PVR will buy a 69 percent stake from Cinemax's founders for 203.65 rupees per share, a 16 percent premium to Wednesday's close. Listing rules mean PVR must make an offer for up to 26 percent of Cinemax held by public shareholders.

PVR, which also operates a film distribution and production business, will manage about 350 screens after the deal, compared with a little more than 200 now.

A growing middle class and rising spending power in India has seen moviegoers flock to multiplexes where tickets cost less than half as much as the older single-screen theatres they are fast replacing.

Multiplexes make up fewer than 15 percent of the country's nearly 12,000 movie screens.

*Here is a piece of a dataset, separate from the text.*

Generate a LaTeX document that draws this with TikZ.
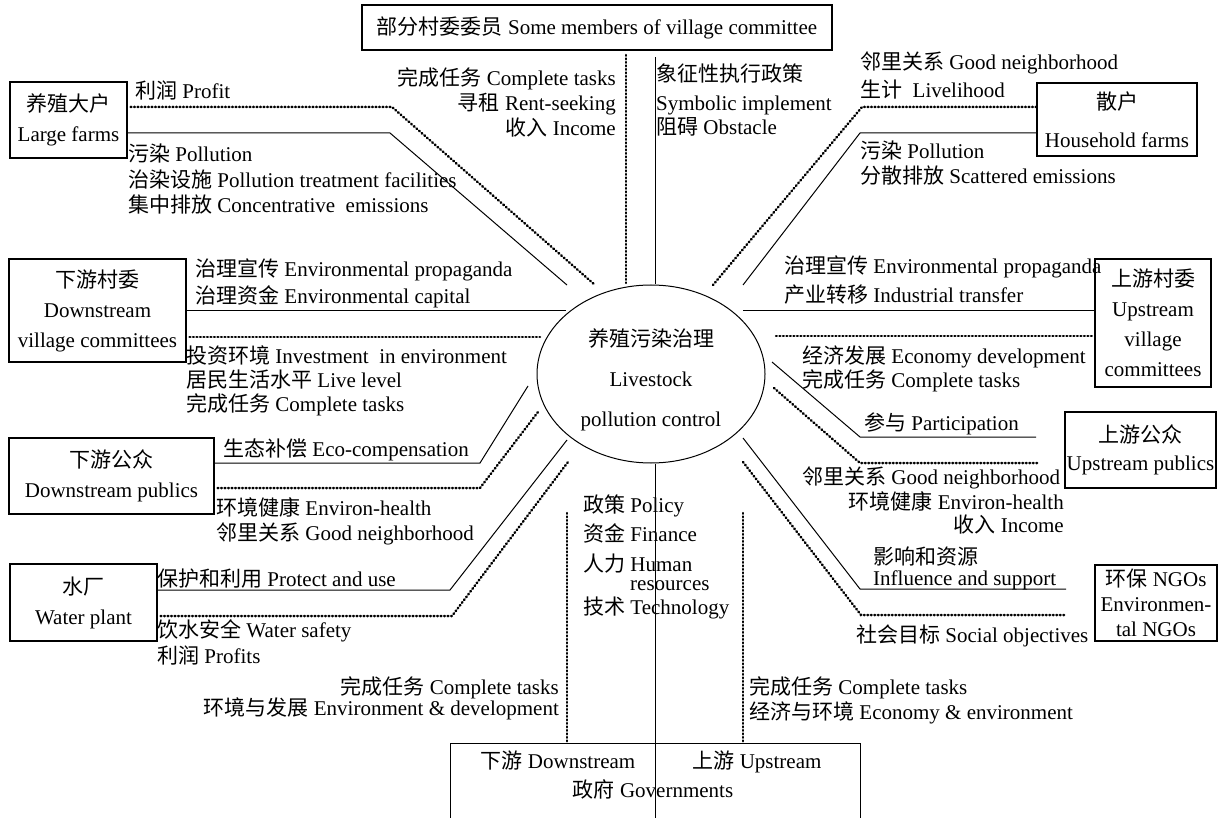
\documentclass[tikz,border=0pt]{standalone}
\usepackage{fontspec}
\setmainfont{Liberation Serif}
\newfontfamily\cjk{Noto Sans CJK SC}
\newcommand{\zh}[1]{{\cjk #1}}
\usetikzlibrary{shapes.geometric}

\begin{document}
\begin{tikzpicture}[x=1pt,y=-1pt,
  font=\fontsize{21}{30}\selectfont,
  box/.style={draw,line width=1.1pt,align=center,inner sep=1pt},
  lbl/.style={inner sep=0pt,text height=17pt,text depth=3pt},
  plainline/.style={line width=1pt},
  dotline/.style={line width=2.5pt,dash pattern=on 0.8pt off 2.7pt,line cap=round}]
\useasboundingbox (0,0) rectangle (1218,818);

% Centre
\node[draw,ellipse,line width=1pt,inner sep=0pt,minimum width=228pt,minimum height=178pt,
  align=center,font=\fontsize{21}{40}\selectfont] (core) at (651,374)
  {\rule{0pt}{29pt}\zh{养殖污染治理}\\Livestock\\pollution control};

% Actors
\node[box,minimum width=470pt,minimum height=45pt] (members) at (597,27.5) {\zh{部分村委委员} Some members of village committee};
\node[box,minimum width=117pt,minimum height=76pt] (large) at (68.5,120) {\zh{养殖大户}\\Large farms};
\node[box,minimum width=160pt,minimum height=73pt] (house) at (1117,119.5) {\zh{散户}\\[8pt]Household farms};
\node[box,minimum width=177pt,minimum height=103pt] (dvillage) at (97.5,310.5) {\zh{下游村委}\\Downstream\\village committees};
\node[box,minimum width=116pt,minimum height=128pt] (uvillage) at (1153,323) {\zh{上游村委}\\Upstream\\village\\committees};
\node[box,minimum width=205pt,minimum height=76pt] (dpublic) at (111.5,476) {\zh{下游公众}\\Downstream publics};
\node[box,minimum width=151pt,minimum height=76pt,font=\fontsize{21}{28}\selectfont] (upublic) at (1140.5,450) {\zh{上游公众}\\Upstream publics};
\node[box,minimum width=147pt,minimum height=77pt] (plant) at (83.5,602.5) {\zh{水厂}\\Water plant};
\node[box,minimum width=122pt,minimum height=76pt,font=\fontsize{21}{25}\selectfont] (ngo) at (1156,603) {\zh{环保} NGOs\\Environmen-\\tal NGOs};
\node[box,minimum width=410pt,minimum height=100pt,anchor=north west] (gov) at (450,743) {};
\node[lbl] (gdown) at (558,761) {\zh{下游} Downstream};
\node[lbl] (gup) at (757,761) {\zh{上游} Upstream};
\node[lbl] (gname) at (653,790) {\zh{政府} Governments};

% Ends near the centre
\coordinate (e1) at (595,285);
\coordinate (e2) at (567,285);
\coordinate (e3) at (713,285);
\coordinate (e4) at (743,285);
\coordinate (e5) at (566,311);
\coordinate (e6) at (540,337);
\coordinate (e7) at (743,311);
\coordinate (e8) at (776,336);
\coordinate (e9) at (772,362);
\coordinate (e10) at (774,388);
\coordinate (e11) at (743,438);
\coordinate (e12) at (743,462);
\coordinate (e13) at (528,386);
\coordinate (e14) at (538,412);
\coordinate (e15) at (567,440);
\coordinate (e16) at (568,462);
\coordinate (f1) at (1036,437);
\coordinate (f2) at (1037,463);
\coordinate (f3) at (1066,589);
\coordinate (f4) at (1066,615);
\coordinate (vtop) at (655,57);
\coordinate (dtop) at (626,55);
\coordinate (dleft) at (567,513);
\coordinate (dright) at (743,513);

% Links
\draw[dotline,shorten <=3pt] (large.east |- 0,107) -- (392,107) -- (e1);
\draw[plainline] (large.east |- 0,133) -- (390,133) -- (e2);
\draw[dotline] (house.west |- 0,107) -- (862,107) -- (e3);
\draw[plainline] (house.west |- 0,133) -- (860,133) -- (e4);
\draw[plainline] (dvillage.east |- e5) -- (e5);
\draw[dotline,shorten <=3pt] (dvillage.east |- e6) -- (e6);
\draw[plainline] (e7) -- (uvillage.west |- e7);
\draw[dotline] (e8) -- (uvillage.west |- e8);
\draw[plainline] (e9) -- (860,437) -- (f1);
\draw[dotline] (e10) -- (860,463) -- (f2);
\draw[plainline] (e11) -- (860,589) -- (f3);
\draw[dotline] (e12) -- (861,615) -- (f4);
\draw[plainline] (dpublic.east |- 0,463) -- (480,463) -- (e13);
\draw[dotline,shorten <=3pt] (dpublic.east |- 0,488) -- (480,488) -- (e14);
\draw[plainline] (plant.east |- 0,590) -- (450,590) -- (e15);
\draw[dotline,shorten <=3pt] (plant.east |- 0,616) -- (452,616) -- (e16);
\draw[plainline] (vtop) -- (vtop |- core.north);
\draw[dotline] (dtop) -- (626,283);
\draw[plainline] (core.south -| vtop) -- (vtop |- 0,818);
\draw[dotline] (dleft) -- (dleft |- gov.north);
\draw[dotline] (dright) -- (dright |- gov.north);

% Labels
\node[lbl,anchor=east] (m1) at (616,79) {\zh{完成任务} Complete tasks};
\node[lbl,anchor=east] (m2) at (616,104) {\zh{寻租} Rent-seeking};
\node[lbl,anchor=east] (m3) at (616,129) {\zh{收入} Income};
\node[lbl,anchor=west] (m4) at (656,75) {\zh{象征性执行政策}};
\node[lbl,anchor=west] (m5) at (656,104) {Symbolic implement};
\node[lbl,anchor=west] (m6) at (656,128) {\zh{阻碍} Obstacle};

\node[lbl,anchor=west] (lf1) at (135,92) {\zh{利润} Profit};
\node[lbl,anchor=west] (lf2) at (128,155) {\zh{污染} Pollution};
\node[lbl,anchor=west] (lf3) at (128,181) {\zh{治染设施} Pollution treatment facilities};
\node[lbl,anchor=west] (lf4) at (128,206) {\zh{集中排放} Concentrative\ \ emissions};

\node[lbl,anchor=west] (hf1) at (860,63) {\zh{邻里关系} Good neighborhood};
\node[lbl,anchor=west] (hf2) at (860,91) {\zh{生计}\ \ Livelihood};
\node[lbl,anchor=west] (hf3) at (860,152) {\zh{污染} Pollution};
\node[lbl,anchor=west] (hf4) at (860,177) {\zh{分散排放} Scattered emissions};

\node[lbl,anchor=west] (dv1) at (195,270) {\zh{治理宣传} Environmental propaganda};
\node[lbl,anchor=west] (dv2) at (195,297) {\zh{治理资金} Environmental capital};
\node[lbl,anchor=west] (dv3) at (186,356) {\zh{投资环境} Investment\ \ in environment};
\node[lbl,anchor=west] (dv4) at (186,380) {\zh{居民生活水平} Live level};
\node[lbl,anchor=west] (dv5) at (186,404) {\zh{完成任务} Complete tasks};

\node[lbl,anchor=west] (uv1) at (784,267) {\zh{治理宣传} Environmental propaganda};
\node[lbl,anchor=west] (uv2) at (784,296) {\zh{产业转移} Industrial transfer};
\node[lbl,anchor=west] (uv3) at (802,356) {\zh{经济发展} Economy development};
\node[lbl,anchor=west] (uv4) at (802,380) {\zh{完成任务} Complete tasks};

\node[lbl,anchor=west] (up1) at (864,423) {\zh{参与} Participation};
\node[lbl,anchor=west] (up2) at (802,477) {\zh{邻里关系} Good neighborhood};
\node[lbl,anchor=east] (up3) at (1064,502) {\zh{环境健康} Environ-health};
\node[lbl,anchor=east] (up4) at (1064,525) {\zh{收入} Income};

\node[lbl,anchor=west] (ng1) at (873,557) {\zh{影响和资源}};
\node[lbl,anchor=west] (ng2) at (873,578) {Influence and support};
\node[lbl,anchor=west] (ng3) at (856,635) {\zh{社会目标} Social objectives};

\node[lbl,anchor=west] (dp1) at (223,449) {\zh{生态补偿} Eco-compensation};
\node[lbl,anchor=west] (dp2) at (216,508) {\zh{环境健康} Environ-health};
\node[lbl,anchor=west] (dp3) at (216,533) {\zh{邻里关系} Good neighborhood};

\node[lbl,anchor=west] (wp1) at (157,579) {\zh{保护和利用} Protect and use};
\node[lbl,anchor=west] (wp2) at (157,630) {\zh{饮水安全} Water safety};
\node[lbl,anchor=west] (wp3) at (157,656) {\zh{利润} Profits};

\node[lbl,anchor=east] (gd1) at (559,687) {\zh{完成任务} Complete tasks};
\node[lbl,anchor=east] (gd2) at (559,708) {\zh{环境与发展} Environment \& development};
\node[lbl,anchor=west] (gu1) at (749,687) {\zh{完成任务} Complete tasks};
\node[lbl,anchor=west] (gu2) at (749,712) {\zh{经济与环境} Economy \& environment};

\node[lbl,anchor=west] (p1) at (583,505) {\zh{政策} Policy};
\node[lbl,anchor=west] (p2) at (583,534) {\zh{资金} Finance};
\node[lbl,anchor=west] (p3) at (583,564) {\zh{人力} Human};
\node[lbl,anchor=west] (p4) at (630,583) {resources};
\node[lbl,anchor=west] (p5) at (583,607) {\zh{技术} Technology};
\end{tikzpicture}
\end{document}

Still, they accounted for a third of box office takings in 2011, according to a KPMG report.

The deal will boost PVR's bargaining position when negotiating film distribution terms, analysts said.

PVR said its board had approved raising about 2.6 billion rupees via an issue of preferential shares.

Rival BIG Cinemas, a unit of billionaire Anil Ambani's Reliance MediaWorks(RELM.NS), has 253 screens, according to its website.

Cinemax shares rose by their daily limit of 5 percent to close at 184.40 rupees on Thursday. Shares in PVR, which has a market capitalisation 6.8 billion rupees, ended up 6.4 percent at 252.15 rupees after rising as much as 16 percent during the day to their highest level in 4-1/2 years.